Très franchement, je n’ai jamais bien compris le peu de notoriété du groupe, comme dans un autre genre le canadien Ron Sexsmith, car à l’évidence, le moins que l’on puisse dire c’est que Francis Reader et ses copains se tiennent bien là en tant que créateurs de pépites Pop. Vous savez ces gourmandises au plaisir instantané, ces musiques à la complexité humble.
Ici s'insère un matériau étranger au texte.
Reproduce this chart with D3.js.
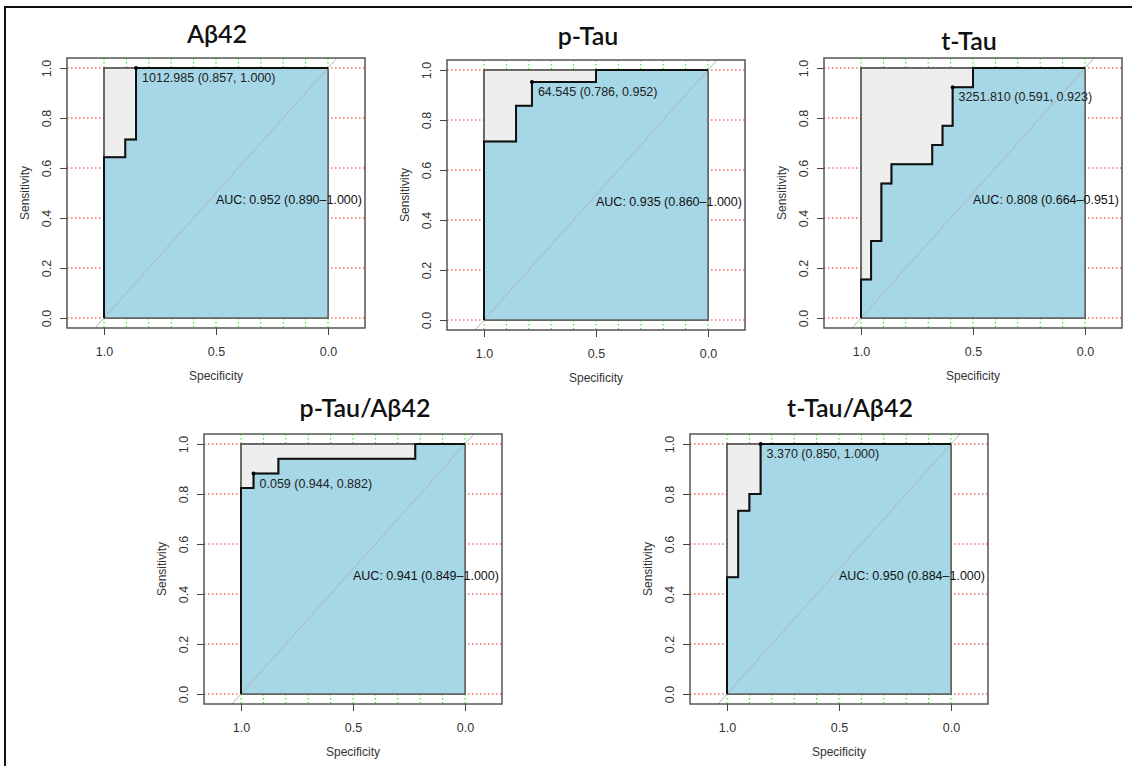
<!DOCTYPE html>
<html>
<head>
<meta charset="utf-8">
<script src="https://cdn.jsdelivr.net/npm/d3@7"></script>
<style>
  body { margin: 0; background: #fff; }
  svg { display: block; }
</style>
</head>
<body>
<svg id="chart" width="1132" height="766"></svg>
<script>
// Panel titles
const titles = ["Aβ42", "p-Tau", "t-Tau", "p-Tau/Aβ42", "t-Tau/Aβ42"];

// ROC step curves (specificity, sensitivity)
const specAb42 = [1, 1, 0.905, 0.905, 0.857, 0.857, 0];
const sensAb42 = [0, 0.643, 0.643, 0.714, 0.714, 1, 1];

const specPTau = [1, 1, 0.857, 0.857, 0.786, 0.786, 0.5, 0.5, 0];
const sensPTau = [0, 0.714, 0.714, 0.857, 0.857, 0.952, 0.952, 1, 1];

const specTTau = [1, 1, 0.955, 0.955, 0.909, 0.909, 0.864, 0.864, 0.682, 0.682, 0.636, 0.636, 0.591, 0.591, 0.5, 0.5, 0];
const sensTTau = [0, 0.154, 0.154, 0.308, 0.308, 0.538, 0.538, 0.615, 0.615, 0.692, 0.692, 0.769, 0.769, 0.923, 0.923, 1, 1];

const specPRatio = [1, 1, 0.944, 0.944, 0.833, 0.833, 0.222, 0.222, 0];
const sensPRatio = [0, 0.824, 0.824, 0.882, 0.882, 0.941, 0.941, 1, 1];

const specTRatio = [1, 1, 0.95, 0.95, 0.9, 0.9, 0.85, 0.85, 0];
const sensTRatio = [0, 0.467, 0.467, 0.733, 0.733, 0.8, 0.8, 1, 1];

// Best thresholds and AUC with CI
const thresholds = ["1012.985", "64.545", "3251.810", "0.059", "3.370"];
const bestSpec = [0.857, 0.786, 0.591, 0.944, 0.850];
const bestSens = [1.000, 0.952, 0.923, 0.882, 1.000];
const aucValues = [0.952, 0.935, 0.808, 0.941, 0.950];
const ciLow = [0.890, 0.860, 0.664, 0.849, 0.884];
const ciHigh = [1.000, 1.000, 0.951, 1.000, 1.000];

// Axis ticks and grid
const xTicks = [1.0, 0.5, 0.0];
const yTicks = [0.0, 0.2, 0.4, 0.6, 0.8, 1.0];
const gridX = [0, 0.1, 0.2, 0.3, 0.4, 0.5, 0.6, 0.7, 0.8, 0.9, 1.0];
const gridY = [0, 0.2, 0.4, 0.6, 0.8, 1.0];

const specs = [specAb42, specPTau, specTTau, specPRatio, specTRatio];
const senss = [sensAb42, sensPTau, sensTTau, sensPRatio, sensTRatio];

// Layout of each panel: box top-left, title position
const panels = [
  { left: 67,  top: 58,  tx: 217, ty: 43 },
  { left: 447, top: 60,  tx: 588, ty: 45 },
  { left: 824, top: 58,  tx: 969, ty: 50 },
  { left: 204, top: 434, tx: 365, ty: 417 },
  { left: 690, top: 434, tx: 850, ty: 417 }
];

const boxW = 298, boxH = 270;
const padL = 37, padT = 10, dataW = 224, dataH = 250;
const numFont = "'Liberation Sans', Arial, sans-serif";

const svg = d3.select("#chart");

// outer frame (top and left edges only)
svg.append("path")
  .attr("d", "M5,766 L5,7 L1132,7")
  .attr("fill", "none")
  .attr("stroke", "#111")
  .attr("stroke-width", 2);

panels.forEach((p, i) => {
  const g = svg.append("g").attr("transform", `translate(${p.left},${p.top})`);

  const x = d3.scaleLinear().domain([1, 0]).range([padL, padL + dataW]);
  const y = d3.scaleLinear().domain([0, 1]).range([padT + dataH, padT]);

  // grid
  g.selectAll(".gx").data(gridX).enter().append("line")
    .attr("x1", d => x(d)).attr("x2", d => x(d))
    .attr("y1", 0).attr("y2", boxH)
    .attr("stroke", "#00ee00").attr("stroke-width", 1)
    .attr("stroke-dasharray", "1.5,2.5");
  g.selectAll(".gy").data(gridY).enter().append("line")
    .attr("x1", 0).attr("x2", boxW)
    .attr("y1", d => y(d)).attr("y2", d => y(d))
    .attr("stroke", "#ff2020").attr("stroke-width", 1)
    .attr("stroke-dasharray", "1.5,2.5");

  // max AUC polygon
  g.append("rect")
    .attr("x", x(1)).attr("y", y(1))
    .attr("width", x(0) - x(1)).attr("height", y(0) - y(1))
    .attr("fill", "#eeeeee")
    .attr("stroke", "#333").attr("stroke-width", 1.4);

  const pts = specs[i].map((s, k) => [s, senss[i][k]]);

  // AUC polygon
  const poly = pts.concat([[0, 0]]);
  g.append("path")
    .attr("d", "M" + poly.map(d => x(d[0]) + "," + y(d[1])).join("L") + "Z")
    .attr("fill", "#a6d7e6")
    .attr("stroke", "#666").attr("stroke-width", 1.5);

  // identity line
  g.append("line")
    .attr("x1", x(1.04)).attr("y1", y(-0.04))
    .attr("x2", x(-0.04)).attr("y2", y(1.04))
    .attr("stroke", "#b4b4b4").attr("stroke-width", 1);

  // ROC curve
  const line = d3.line().x(d => x(d[0])).y(d => y(d[1]));
  g.append("path")
    .attr("d", line(pts))
    .attr("fill", "none")
    .attr("stroke", "#111").attr("stroke-width", 2);

  // best threshold
  const bx = x(bestSpec[i]), by = y(bestSens[i]);
  g.append("circle").attr("cx", bx).attr("cy", by).attr("r", 2).attr("fill", "#000");
  g.append("text")
    .attr("x", bx + 6).attr("y", by + 10)
    .attr("dominant-baseline", "central")
    .attr("font-family", numFont).attr("font-size", 12.5)
    .attr("fill", "#222")
    .text(`${thresholds[i]} (${bestSpec[i].toFixed(3)}, ${bestSens[i].toFixed(3)})`);

  // AUC text
  g.append("text")
    .attr("x", x(0.5)).attr("y", y(0.5) + 6.5)
    .attr("dominant-baseline", "central")
    .attr("font-family", numFont).attr("font-size", 12.5)
    .attr("fill", "#111")
    .text(`AUC: ${aucValues[i].toFixed(3)} (${ciLow[i].toFixed(3)}–${ciHigh[i].toFixed(3)})`);

  // box
  g.append("rect")
    .attr("x", 0).attr("y", 0).attr("width", boxW).attr("height", boxH)
    .attr("fill", "none").attr("stroke", "#555").attr("stroke-width", 1.5);

  // y axis
  const ya = g.append("g").attr("transform", "translate(0,0)")
    .call(d3.axisLeft(y).tickValues(yTicks).tickSize(7).tickFormat(d3.format(".1f")));
  ya.select(".domain").remove();
  ya.selectAll("line").attr("stroke", "#444");
  ya.selectAll("text")
    .attr("transform", "rotate(-90)")
    .attr("x", 0).attr("y", -20).attr("dy", null)
    .attr("text-anchor", "middle")
    .attr("dominant-baseline", "central")
    .attr("font-family", numFont).attr("font-size", 12.5)
    .attr("fill", "#333");

  // x axis
  const xa = g.append("g").attr("transform", `translate(0,${boxH})`)
    .call(d3.axisBottom(x).tickValues(xTicks).tickSize(7).tickFormat(d3.format(".1f")));
  xa.select(".domain").remove();
  xa.selectAll("line").attr("stroke", "#444");
  xa.selectAll("text")
    .attr("y", 24).attr("dy", null)
    .attr("dominant-baseline", "central")
    .attr("font-family", numFont).attr("font-size", 12.5)
    .attr("fill", "#333");

  // axis titles
  g.append("text")
    .attr("transform", `translate(${-42},${y(0.5)}) rotate(-90)`)
    .attr("text-anchor", "middle").attr("dominant-baseline", "central")
    .attr("font-family", numFont).attr("font-size", 12)
    .attr("fill", "#333")
    .text("Sensitivity");
  g.append("text")
    .attr("x", x(0.5)).attr("y", boxH + 48)
    .attr("text-anchor", "middle").attr("dominant-baseline", "central")
    .attr("font-family", numFont).attr("font-size", 12)
    .attr("fill", "#333")
    .text("Specificity");

  // panel title
  svg.append("text")
    .attr("x", p.tx).attr("y", p.ty)
    .attr("text-anchor", "middle")
    .attr("font-family", "Lato, 'Open Sans', sans-serif")
    .attr("font-size", 25)
    .attr("font-weight", 600)
    .attr("fill", "#111")
    .text(titles[i]);
});
</script>
</body>
</html>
On les a souvent comparés hâtivement aux Smiths mais avouons-le, parfois par paresse quand on parle de Pop en langue anglaise, on n’évite pas toujours les clichés faciles… Un peu de guitare, des textes bien écrits et à coup sûr, vous verrez surgir le nom de Momo sous deux minutes.
Même s’il est évident que Trashcan Sinatras a quelques influences en commun avec leurs ainés, je pense à une pop sixties, celle de Bacharach, de Petula Clark, de Sandy Shaw… avec Trashcan Sinatras, nous sommes dans une génération intermédiaire, comme un chaînon manquant entre The Apartments et The Coral.
Trashcan Sinatras poursuit le chemin parcouru par Aztec Camera avec des mélodies lumineuses qui se prêtent tellement à nos envies de saison. Que ce soient Let Me Inside, Best Days On Earth ou Ain’t That Something, on y trouve une forme de chaleur ironique, de celle dans laquelle excellait Ray Davies du temps de sa splendeur.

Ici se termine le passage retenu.